ALICE GUY’ S DAUGHTERS
Reimagining a history of film
3/26 NOV, Antiguo Hospital de Santa María la Rica (C/Santa María la Rica, 3)
The history of film is a story like so many others of sexual discrimination. Since the birth of cinema, the pioneering filmmaker Alice Guy Blaché (1873-1968) was a victim of that omission perpetrated against the artistic work of women. Guy was a contemporary of major figures such as the Lumière brothers and George Méliès, and filmed the first fictional narrative in history in 1896, before all of them. However, despite founding various production companies and directing more than 1,000 short films -she was a decisive influence on renowned directors such as Alfred Hitchcock-, most of her work disappeared and her name was deleted from the official history, almost to this day.
Her case could apply to many other women directors, producers, scriptwriters and editors, who began to work from the birth of this new art form without their efforts even being given their due: from the classicism of Dorothy Azner or the film noir of Ida Lupino in Hollywood, through the French fantastique of Musidora, to the avant-garde viewpoint of Aleksandra Khokhlova in Russia, the scripts of Pu Shunqing in China and, to return to Spain, the films of Helena Cortesina and Rosario Pi.
At alcine, we have decided to join the fight to recover the legacy of all those women, and to return them to their rightful place.

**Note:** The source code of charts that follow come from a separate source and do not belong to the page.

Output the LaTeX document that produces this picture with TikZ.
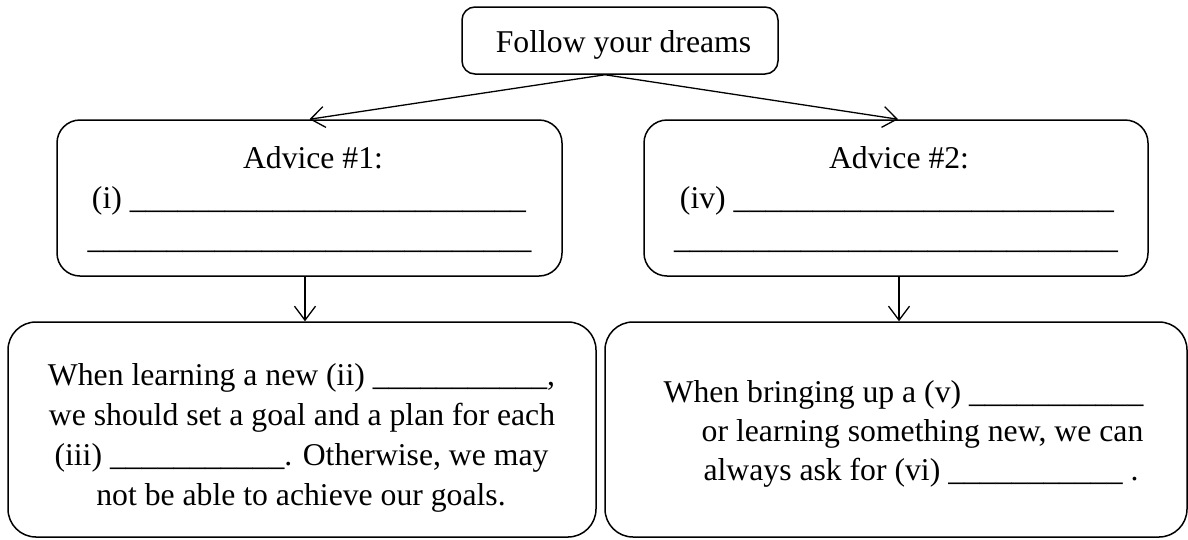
\documentclass[tikz,border=0pt]{standalone}
\usepackage{fontspec}
\setmainfont{Liberation Serif}
\usetikzlibrary{arrows.meta}
\newcommand\blanks[1]{\count255=0 \loop\_\advance\count255 by 1 \ifnum\count255<#1\repeat}
\tikzset{
  box/.style={draw, line width=1.5pt, rounded corners=#1, inner sep=0pt},
  box/.default=23pt,
  txt/.style={inner sep=0pt, anchor=base, font=\fontsize{31.7}{40}\selectfont},
  conn/.style={line width=1.3pt, -{Straight Barb[length=14pt,width=21pt,line width=1.3pt]}}
}
\begin{document}
\begin{tikzpicture}[x=1pt,y=-1pt]
\useasboundingbox (0,0) rectangle (1188,539);
% boxes
\node[box=13pt, minimum width=316pt, minimum height=67pt] (top) at (620,40.5) {};
\node[box, minimum width=505pt, minimum height=156pt] (a1) at (309.5,198) {};
\node[box, minimum width=504pt, minimum height=156pt] (a2) at (896,198) {};
\node[box=28pt, minimum width=588pt, minimum height=215pt] (b1) at (302,429.5) {};
\node[box=28pt, minimum width=582pt, minimum height=215pt] (b2) at (896,429.5) {};
% texts
\node[txt] (toptxt) at (623.5,52) {Follow your dreams};
\node[txt] (a1l1) at (313,168) {Advice \#1:};
\node[txt] (a1l2) at (309,208) {(i) \blanks{25}};
\node[txt] (a1l3) at (309.5,248) {\blanks{28}};
\node[txt] (a2l1) at (899,168) {Advice \#2:};
\node[txt] (a2l2) at (897,208) {(iv) \blanks{24}};
\node[txt] (a2l3) at (896,248) {\blanks{28}};
\node[txt] (b1l1) at (301.5,385) {When learning a new (ii) \blanks{11},};
\node[txt] (b1l2) at (302,425) {we should set a goal and a plan for each};
\node[txt] (b1l3) at (301.5,465) {(iii) \blanks{11}. Otherwise, we may};
\node[txt] (b1l4) at (301,505) {not be able to achieve our goals.};
\node[txt] (b2l1) at (903.5,402) {When bringing up a (v) \blanks{11}};
\node[txt] (b2l2) at (922.5,441) {or learning something new, we can};
\node[txt] (b2l3) at (921,480) {always ask for (vi) \blanks{11} .};
% connectors
\draw[conn] ([xshift=-15pt]top.south) -- (a1.north);
\draw[conn] ([xshift=-15pt]top.south) -- ([xshift=2pt]a2.north);
\draw[conn] ([xshift=-4.5pt]a1.south) -- ([xshift=-4.5pt]a1.south |- b1.north);
\draw[conn] ([xshift=3pt]a2.south) -- ([xshift=3pt]a2.south |- b2.north);
\end{tikzpicture}
\end{document}
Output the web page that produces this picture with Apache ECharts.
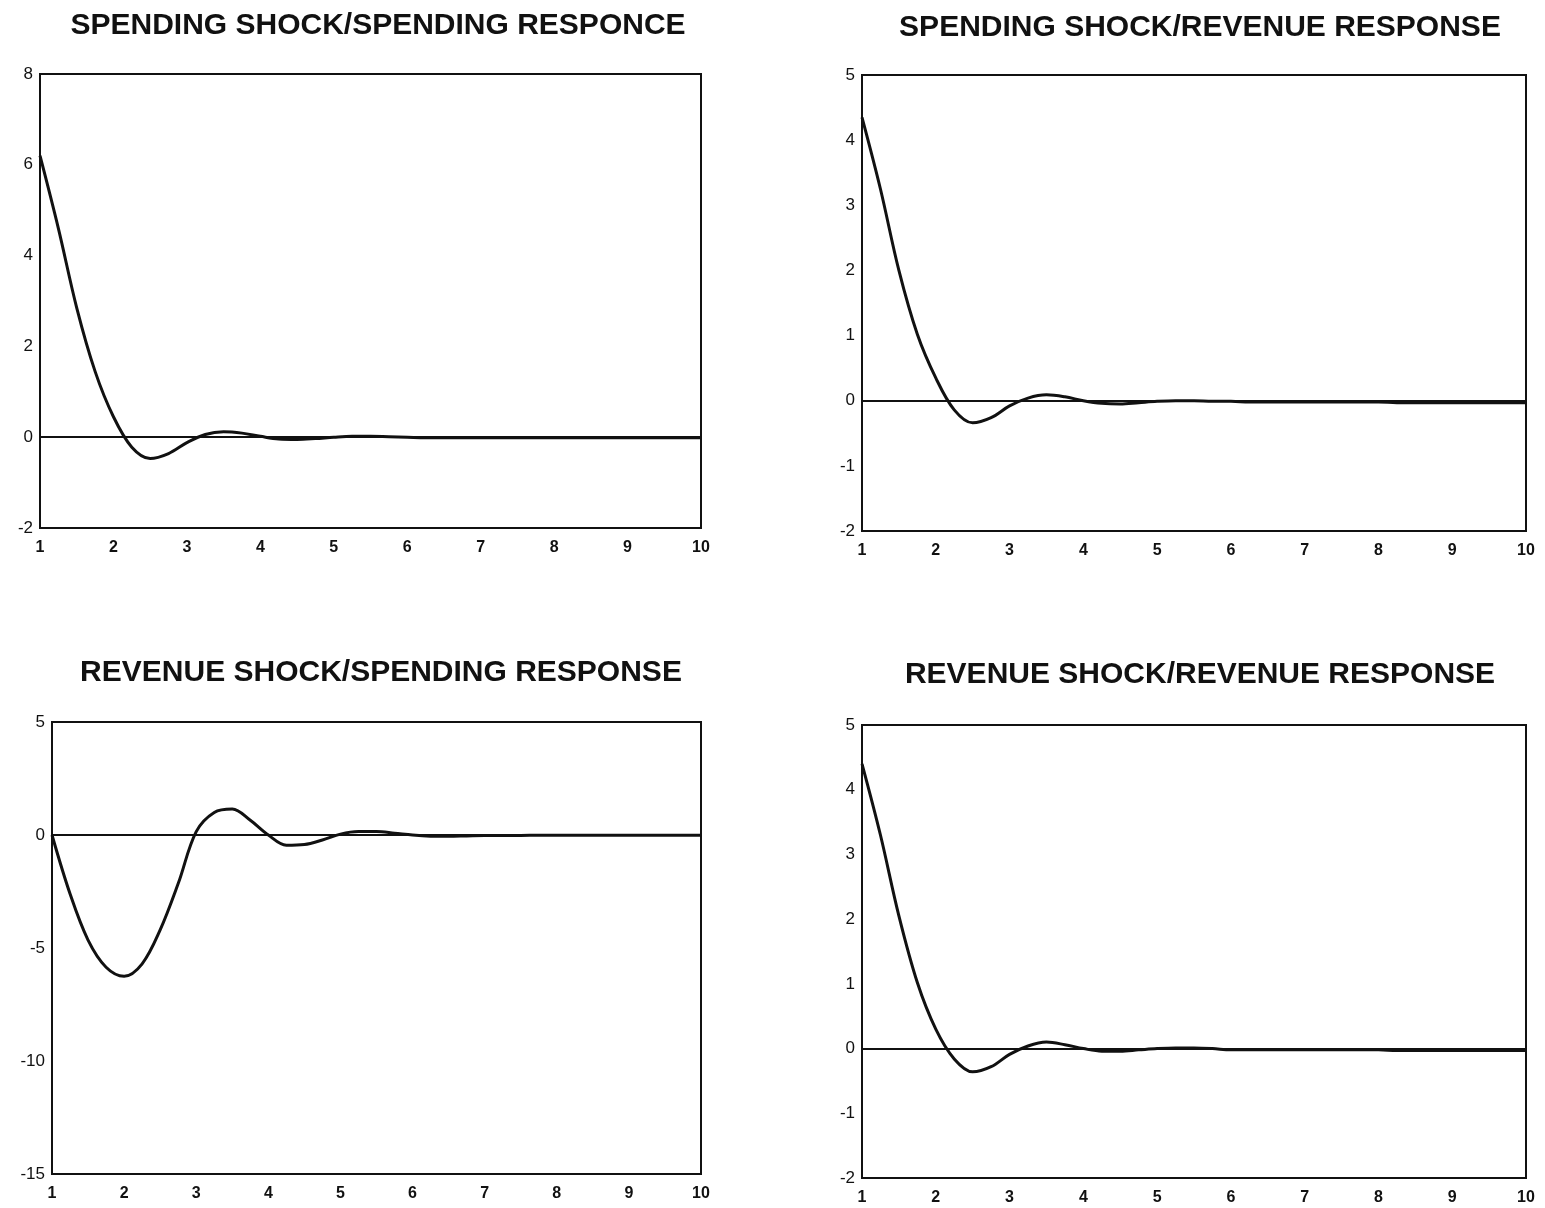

In cooperation with a group of film illustrators and writers, we have set out to imagine what the history of film would have been like if women such as Guy and her contemporaries had had the influence they deserved in an industry in which women and men worked on a level playing field.
What would the great classics have been? How would today’s star system look? What about blockbusters and action movies? How would movements and generational currents such as the nouvelle vague look to us? We have prepared an entertaining series of illustrated posters and fictitious critiques for those alternative films, a halfway house between championing their cause and a speculative ‘herstory’, the aim being to critically interpret our past and to establish a ‘collective reimagination’, which surely, also speaks of our present.